The list would be comprised of strings like the following:
mi_lista = ['Automata', 'Pearls', 'Deep learning', 'Patterns']
title | Author |
---|---|
Introduction to Automata Theory | John E. Hopcroft |
Programming Pearls | Jon L. Bentley |
Deep Learning | Ian Goodfellow |
Patterns of Enterprise Application Architecture | Martin Fowler |
Deep Learning with Python | John E. Hopcroft |
Theory Of Self Reproducing Automata | Jon L. Bentley |
Enterprise Integration Patterns | Ian Goodfellow |
Deep Learning: A Practitioner's Approach | Martin Fowler |
And this results in a new column in the DataFrame like the following:
title | list | author |
---|---|---|
Introduction to Automata Theory | Automata | John E. Hopcroft |
Programming Pearls | Pearls | Jon L. Bentley |
Deep Learning | Deep Learning | Ian Goodfellow |
Patterns of Enterprise Application Architecture | Patterns | Martin Fowler |
Deep Learning with Python | Deep Learning | John E. Hopcroft |
Theory Of Self Reproducing Automata | Automata | Jon L. Bentley |
Enterprise Integration Patterns | Patterns | John E. Hopcroft |
Deep Learning: A Practitioner's Approach | Deep Learning | Martin Fowler |
I tried this:
df.insert(1, "list", df['title'].apply(lambda a: ','.join([l for l in temas if l in a.split()])), True)
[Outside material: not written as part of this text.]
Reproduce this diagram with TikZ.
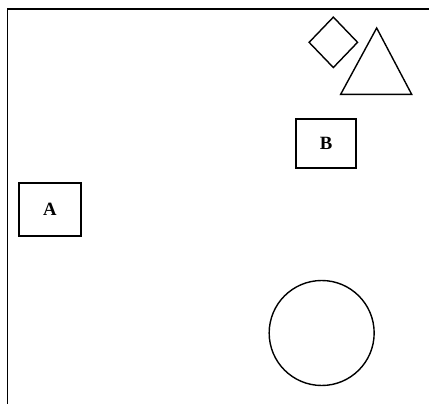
\documentclass[tikz,border=0pt]{standalone}
\usepackage{fontspec}
\setmainfont{Liberation Serif}
\usetikzlibrary{shapes.geometric}
\tikzset{
  labelbox/.style={draw, line width=1.2pt, inner sep=0pt, font=\fontsize{16}{18}\selectfont\bfseries},
  outline/.style={draw, line width=1.2pt, inner sep=0pt}
}
\begin{document}
\begin{tikzpicture}
        \useasboundingbox (0,0) rectangle (12.87,12.12);
        % frame
        \coordinate (corner) at (0.225,11.85);
        \coordinate (topend) at (12.87,11.85);
        \coordinate (leftend) at (0.225,0);
        \draw[line width=1.5pt] (topend) -- (corner) -- (leftend);
        % boxes
        \node[labelbox, minimum width=1.86cm, minimum height=1.59cm] (A) at (1.50,5.83) {A};
        \node[labelbox, minimum width=1.80cm, minimum height=1.47cm] (B) at (9.78,7.82) {B};
        % shapes
        \node[outline, diamond, minimum width=1.47cm, minimum height=1.53cm] (dia) at (10.0,10.85) {};
        \coordinate (apex) at (11.30,11.28);
        \coordinate (baseL) at (10.22,9.29);
        \coordinate (baseR) at (12.35,9.29);
        \draw[line width=1.2pt, line join=miter] (apex) -- (baseL) -- (baseR) -- cycle;
        \node[outline, circle, minimum size=3.15cm] (circ) at (9.65,2.13) {};
      \end{tikzpicture}
\end{document}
But I have two issues with this, first it gives all occurrencies of the items I'm searching:
title | list | author |
---|---|---|
Introduction to Patterns and Automata Theory | Patterns, Automata | John E. Hopcroft |
And I just want the first occurence of the searched item.
Secondly, if the items I'm searching is at the end of the string it doesn't take it into account, so, for example, the title Deep Learning return and empty result:
title | list | author |
---|---|---|
Introduction to Automata Theory | Automata | John E. Hopcroft |
Programming Pearls | Pearls | Jon L. Bentley |
Deep Learning | Ian Goodfellow |
Thanks for the help!
CodePudding user response:
You should wrap your list comprehension in set
to just get the unique matches
df.insert(1, "list", df['title'].apply(lambda a: ', '.join(set([l for l in mi_lista if l in a]))), True)